The Subtle Art of Not Giving a F*ck – Mark Manson
Mark Manson is a blogger who’s pretty rough around the edges. He thrives on being able to say exactly what he means, often criticizing societal trends he sees as being ineffective or even misleading.
The Subtle Art of Not Giving a F*ck: A Counterintuitive Approach to Living a Good Life is no different.
Manson saw some major problems with the current state of the self-help industry, which he perceived of as being positive to such an extreme degree that very few people could actually hope to use these methods to better themselves.
This one may not be for everybody, but if you happen to be a bit of a cynic or happen to know some people who fit that description, then we recommend checking this one out.

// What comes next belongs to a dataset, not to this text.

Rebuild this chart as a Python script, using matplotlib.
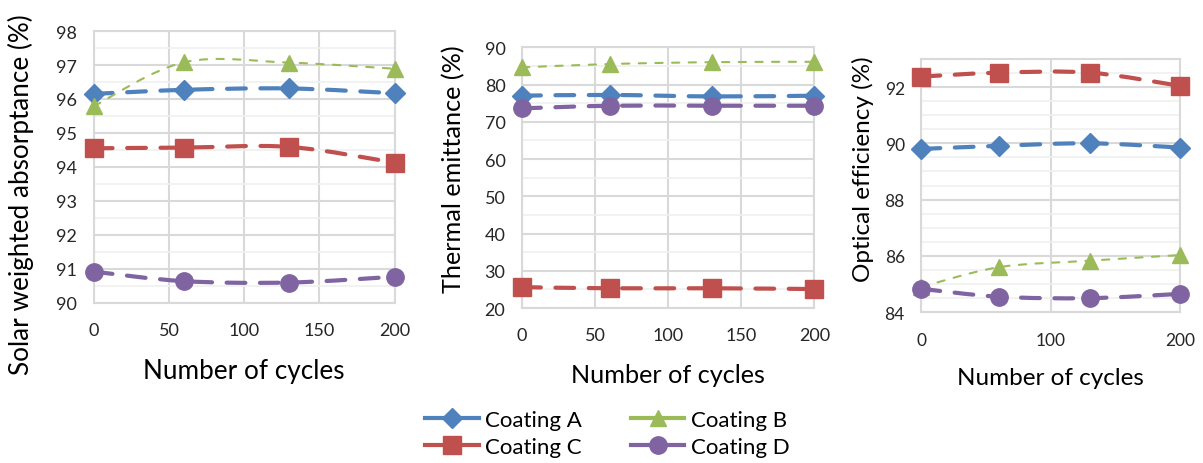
import matplotlib
matplotlib.use("Agg")
import matplotlib.pyplot as plt
import numpy as np
from matplotlib.lines import Line2D
from matplotlib.patches import PathPatch
from matplotlib.path import Path
from matplotlib.ticker import MultipleLocator

plt.rcParams["font.family"] = ["Lato", "DejaVu Sans"]

cycles = [0, 60, 130, 200]
coatings = ["Coating A", "Coating B", "Coating C", "Coating D"]

# solar weighted absorptance (%)
absorb_a = [96.15, 96.27, 96.31, 96.17]
absorb_b = [95.79, 97.08, 97.07, 96.89]
absorb_c = [94.55, 94.57, 94.59, 94.13]
absorb_d = [90.92, 90.64, 90.60, 90.77]

# thermal emittance (%)
emit_a = [77.0, 77.2, 76.8, 77.0]
emit_b = [84.6, 85.5, 86.0, 86.1]
emit_c = [25.6, 25.3, 25.3, 25.1]
emit_d = [73.6, 74.3, 74.3, 74.3]

# optical efficiency (%)
opt_a = [89.80, 89.91, 90.00, 89.85]
opt_b = [84.90, 85.60, 85.83, 86.03]
opt_c = [92.37, 92.51, 92.51, 92.04]
opt_d = [84.83, 84.55, 84.50, 84.65]

colors = ["#4F81BD", "#9BBB59", "#C0504D", "#8064A2"]
markers = ["D", "^", "s", "o"]
msizes = [10, 11.5, 13, 12.5]
widths = [3.0, 1.5, 3.0, 3.0]
dashes = [(4.5, 3.5), (3.5, 4.5), (4.5, 3.5), (4.5, 3.5)]


def smooth_path(x, y):
    # Excel-style smoothed line: cubic Bezier through the data points
    pts = np.column_stack([x, y]).astype(float)
    ext = np.vstack([pts[0], pts, pts[-1]])
    verts = [pts[0]]
    codes = [Path.MOVETO]
    for i in range(len(pts) - 1):
        p0, p1, p2, p3 = ext[i], ext[i + 1], ext[i + 2], ext[i + 3]
        verts += [p1 + (p2 - p0) / 6, p2 - (p3 - p1) / 6, p2]
        codes += [Path.CURVE4] * 3
    return Path(verts, codes)


def draw_panel(ax, series, ylim, ymajor, yminor, xmajor, ylabel, tick_fs, lab_fs):
    for k, ys in enumerate(series):
        patch = PathPatch(smooth_path(cycles, ys), fill=False, edgecolor=colors[k],
                          lw=widths[k], linestyle=(0, dashes[k]), capstyle="round", zorder=3)
        ax.add_patch(patch)
        ax.plot(cycles, ys, linestyle="none", marker=markers[k], ms=msizes[k],
                color=colors[k], zorder=4, clip_on=False)
    ax.set_xlim(0, 200)
    ax.set_ylim(*ylim)
    ax.xaxis.set_major_locator(MultipleLocator(xmajor))
    ax.yaxis.set_major_locator(MultipleLocator(ymajor))
    ax.yaxis.set_minor_locator(MultipleLocator(yminor))
    ax.grid(which="major", color="#D9D9D9", lw=1.5, zorder=0)
    ax.grid(which="minor", axis="y", color="#F0F0F0", lw=1.2, zorder=0)
    ax.set_axisbelow(True)
    for s in ax.spines.values():
        s.set_color("#D9D9D9")
        s.set_linewidth(1.5)
    ax.tick_params(which="both", length=0, labelsize=tick_fs, colors="#262626", pad=12)
    ax.tick_params(axis="x", pad=14)
    ax.set_ylabel(ylabel, fontsize=lab_fs)
    ax.set_xlabel("Number of cycles", fontsize=lab_fs, labelpad=14)


fig = plt.figure(figsize=(12.03, 4.64), dpi=100)
ax1 = fig.add_axes([0.078, 0.345, 0.250, 0.586])
ax2 = fig.add_axes([0.434, 0.334, 0.243, 0.562])
ax3 = fig.add_axes([0.766, 0.325, 0.215, 0.546])

draw_panel(ax1, [absorb_a, absorb_b, absorb_c, absorb_d], (90, 98), 1, 0.5, 50,
           "Solar weighted absorptance (%)", 13, 18.8)
draw_panel(ax2, [emit_a, emit_b, emit_c, emit_d], (20, 90), 10, 5, 50,
           "Thermal emittance (%)", 13, 18.2)
draw_panel(ax3, [opt_a, opt_b, opt_c, opt_d], (84, 93), 2, 0.5, 100,
           "Optical efficiency (%)", 12.5, 17.5)
ax1.yaxis.set_label_coords(-0.20, 0.40)
ax2.yaxis.set_label_coords(-0.195, 0.536)
ax3.yaxis.set_label_coords(-0.185, 0.57)

handles = [Line2D([], [], color=colors[k], lw=3, marker=markers[k], ms=msizes[k])
           for k in range(4)]
order = [0, 2, 1, 3]  # legend fills column-wise: A, B on top row
fig.legend([handles[i] for i in order], [coatings[i] for i in order], ncol=2,
           loc="center", bbox_to_anchor=(0.505, 0.064), frameon=False, fontsize=16,
           handlelength=2.4, columnspacing=2.2, labelspacing=0.3, handletextpad=0.3)

fig.savefig("out.png", dpi=100)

Apart from the traditional hardcover and paperback books, this one also exists as an ebook and a skillfully-read audiobook for your enjoyment.
How to Be Interesting – Jessica Hagy
How to Be Interesting (In 10 Simple Steps) by Jessica Hagy is practically the textbook definition of simple and direct. Oh and in case it wasn’t clear, that’s a very good thing.
You won’t find any sweeping spiritual blends here. Nor will you find all that much high-minded philosophizing.
Instead, this unique self-help book feels more like a pep talk, all from a loyal friend who has many words of wisdom to share.
And though the page-by-page writing itself is incredibly simple and easy to digest, it may take a few reads and a lot of savoring for these life notes to really sink in and take effect.